‘Black People Will Swim’: Paulana Lamonier’s Program Makes Waves in Addressing Racial Disparities in Aquatic Education

by Gee NY

In a bid to tackle racial disparities in swimming education, Paulana Lamonier took the plunge five years ago by founding Black People Will Swim in New York City.

The program, aimed at making swimming accessible and affordable for Black children and adults, has since seen remarkable growth, now boasting a roster of 300 participants every six weeks.

Lamonier’s vision, supported by an all-Black staff, goes beyond merely teaching swimming skills. It’s about creating spaces where Black individuals can learn, thrive, and feel empowered in the aquatic realm.

“We see the importance of having Black hair salons. We see the importance of having Black clothing lines, right?” she noted. “It is vital for us to have our own swim school, where people can come get affordable swim lessons for people who look like them and, most importantly, create that pipeline for aquatic professionals.”

The program’s success highlights the urgent need for more inclusive and representative approaches to swimming education.

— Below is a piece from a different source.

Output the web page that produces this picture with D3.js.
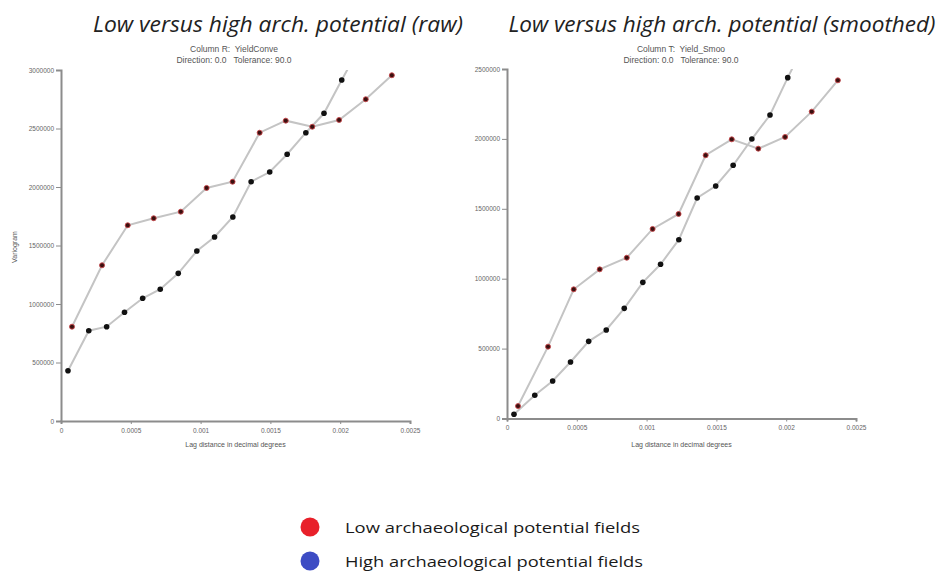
<!DOCTYPE html>
<html>
<head>
<meta charset="utf-8">
<script src="https://cdn.jsdelivr.net/npm/d3@7"></script>
<style>
    body { margin: 0; background: #fff; }
    svg { display: block; }
    .title { font-family: "Open Sans", sans-serif; font-style: italic; fill: #222; }
    .small { font-family: "Liberation Sans", Arial, sans-serif; fill: #555; white-space: pre; }
    .axis path, .axis line { stroke: #8c8c8c; }
    .axis text { font-family: "Liberation Sans", Arial, sans-serif; fill: #666; font-size: 6.5px; }
    .link { fill: none; stroke: #c4c4c4; stroke-width: 2; }
    .legend { font-family: "Open Sans", sans-serif; fill: #1a1a1a; }
</style>
</head>
<body>
<div id="chart"></div>
<script>
// lag distances (decimal degrees), shared by both panels
var lagLow = [0.0000788, 0.000294, 0.000478, 0.000664, 0.000858, 0.001043, 0.001229,
    0.001423, 0.00161, 0.0018, 0.001992, 0.002183, 0.00237];
var lagHigh = [0.00005, 0.000199, 0.000327, 0.000455, 0.000585, 0.000711, 0.00084,
    0.000973, 0.0011, 0.001231, 0.001362, 0.001495, 0.00162, 0.001754, 0.001884,
    0.002011, 0.002142];

// raw variogram
var rawLow = [806000, 1331000, 1673000, 1733000, 1789000, 1992000, 2045000,
    2464000, 2567000, 2515000, 2573000, 2750000, 2955000];
var rawHigh = [430000, 772000, 806000, 929000, 1049000, 1126000, 1262000,
    1453000, 1573000, 1744000, 2045000, 2128000, 2280000, 2464000, 2630000,
    2915000, 3200000];

// smoothed variogram
var smoothLow = [89000, 514000, 924000, 1067000, 1150000, 1356000, 1463000,
    1883000, 1997000, 1930000, 2014000, 2195000, 2419000];
var smoothHigh = [30000, 166000, 268000, 404000, 552000, 633000, 788000,
    974000, 1103000, 1279000, 1577000, 1663000, 1811000, 1999000, 2171000,
    2438000, 2700000];

var xTicks = [0, 0.0005, 0.001, 0.0015, 0.002, 0.0025];
var yTicksRaw = [0, 500000, 1000000, 1500000, 2000000, 2500000, 3000000];
var yTicksSmooth = [0, 500000, 1000000, 1500000, 2000000, 2500000];

var legendLabels = ['Low archaeological potential fields', 'High archaeological potential fields'];
var legendColors = ['#e8202a', '#3d4cc4'];

var w = 946, h = 572;
var svg = d3.select('#chart')
    .append('svg')
    .attr('width', w)
    .attr('height', h);

function zip(xs, ys) {
    return xs.map(function (x, i) {
        return { x: x, y: ys[i] };
    });
}

function drawPanel(p) {
    var x = d3.scaleLinear().domain([0, 0.0025]).range([p.left, p.right]);
    var y = d3.scaleLinear().domain([0, p.yMax]).range([p.bottom, p.top]);
    var g = svg.append('g');

    g.append('text')
        .attr('class', 'title')
        .attr('x', p.titleX).attr('y', 32)
        .attr('text-anchor', 'middle')
        .attr('font-size', 21)
        .attr('textLength', p.titleW)
        .attr('lengthAdjust', 'spacingAndGlyphs')
        .text(p.title);
    g.append('text')
        .attr('class', 'small')
        .attr('x', p.subX).attr('y', 52)
        .attr('text-anchor', 'middle')
        .attr('font-size', 8.5)
        .text(p.column);
    g.append('text')
        .attr('class', 'small')
        .attr('x', p.subX).attr('y', 63)
        .attr('text-anchor', 'middle')
        .attr('font-size', 8.5)
        .text('Direction: 0.0   Tolerance: 90.0');

    var xAxis = d3.axisBottom(x)
        .tickValues(xTicks)
        .tickSize(3)
        .tickFormat(function (d) { return String(d); });
    g.append('g')
        .attr('class', 'axis')
        .attr('transform', 'translate(0,' + p.bottom + ')')
        .call(xAxis)
        .call(function (s) {
            s.select('.domain').attr('stroke-width', 2);
            s.selectAll('text').attr('dy', '0.9em');
        });

    var yAxis = d3.axisLeft(y)
        .tickValues(p.yTicks)
        .tickSize(5)
        .tickFormat(d3.format('d'));
    g.append('g')
        .attr('class', 'axis')
        .attr('transform', 'translate(' + p.left + ',0)')
        .call(yAxis)
        .call(function (s) {
            s.select('.domain').attr('stroke-width', 2);
            s.selectAll('text').attr('x', -7);
        });

    g.append('text')
        .attr('class', 'small')
        .attr('x', (p.left + p.right) / 2).attr('y', 447)
        .attr('text-anchor', 'middle')
        .attr('font-size', 7)
        .text('Lag distance in decimal degrees');

    if (p.yLabel)
        g.append('text')
            .attr('class', 'small')
            .attr('transform', 'translate(17,247) rotate(-90)')
            .attr('text-anchor', 'middle')
            .attr('font-size', 7)
            .text(p.yLabel);

    var clipId = 'clip-' + p.id;
    svg.append('clipPath')
        .attr('id', clipId)
        .append('rect')
        .attr('x', p.left).attr('y', p.top)
        .attr('width', p.right - p.left + 10)
        .attr('height', p.bottom - p.top);

    var line = d3.line()
        .x(function (d) { return x(d.x); })
        .y(function (d) { return y(d.y); });

    var plot = g.append('g').attr('clip-path', 'url(#' + clipId + ')');
    [p.low, p.high].forEach(function (pts) {
        plot.append('path')
            .attr('class', 'link')
            .attr('d', line(pts));
    });

    plot.selectAll('.high')
        .data(p.high)
        .enter()
        .append('circle')
        .attr('class', 'high')
        .attr('cx', function (d) { return x(d.x); })
        .attr('cy', function (d) { return y(d.y); })
        .attr('r', 2.8)
        .attr('fill', '#111');

    plot.selectAll('.low')
        .data(p.low)
        .enter()
        .append('circle')
        .attr('class', 'low')
        .attr('cx', function (d) { return x(d.x); })
        .attr('cy', function (d) { return y(d.y); })
        .attr('r', 2.5)
        .attr('fill', '#3a1010')
        .attr('stroke', '#c8464a')
        .attr('stroke-width', 0.9);
}

drawPanel({
    id: 'raw',
    title: 'Low versus high arch. potential (raw)',
    titleX: 278, titleW: 370,
    column: 'Column R:  YieldConve',
    subX: 234,
    yLabel: 'Variogram',
    left: 61, right: 410, top: 70, bottom: 421,
    yMax: 3000000, yTicks: yTicksRaw,
    low: zip(lagLow, rawLow),
    high: zip(lagHigh, rawHigh)
});

drawPanel({
    id: 'smooth',
    title: 'Low versus high arch. potential (smoothed)',
    titleX: 722, titleW: 427,
    column: 'Column T:  Yield_Smoo',
    subX: 681,
    left: 507, right: 856, top: 69, bottom: 418.5,
    yMax: 2500000, yTicks: yTicksSmooth,
    low: zip(lagLow, smoothLow),
    high: zip(lagHigh, smoothHigh)
});

// legend
var legend = svg.append('g').selectAll('g')
    .data(legendLabels)
    .enter()
    .append('g')
    .attr('transform', function (d, i) {
        return 'translate(310,' + (527 + i * 34) + ')';
    });
legend.append('circle')
    .attr('r', 9.5)
    .attr('fill', function (d, i) { return legendColors[i]; });
legend.append('text')
    .attr('class', 'legend')
    .attr('x', 35).attr('y', 6)
    .attr('font-size', 15)
    .attr('textLength', function (d, i) { return i ? 298 : 295; })
    .attr('lengthAdjust', 'spacingAndGlyphs')
    .text(function (d) { return d; });
</script>
</body>
</html>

By prioritizing affordability, accessibility, and cultural relevance, Black People Will Swim is not only breaking down barriers to entry but also paving the way for a more diverse and equitable aquatic community.

Looking ahead, Lamonier envisions establishing a dedicated swim school and expanding into other multicultural programs.

Through these initiatives, she hopes to foster a new generation of aquatic professionals while amplifying the importance of representation and inclusivity in all aspects of swimming education.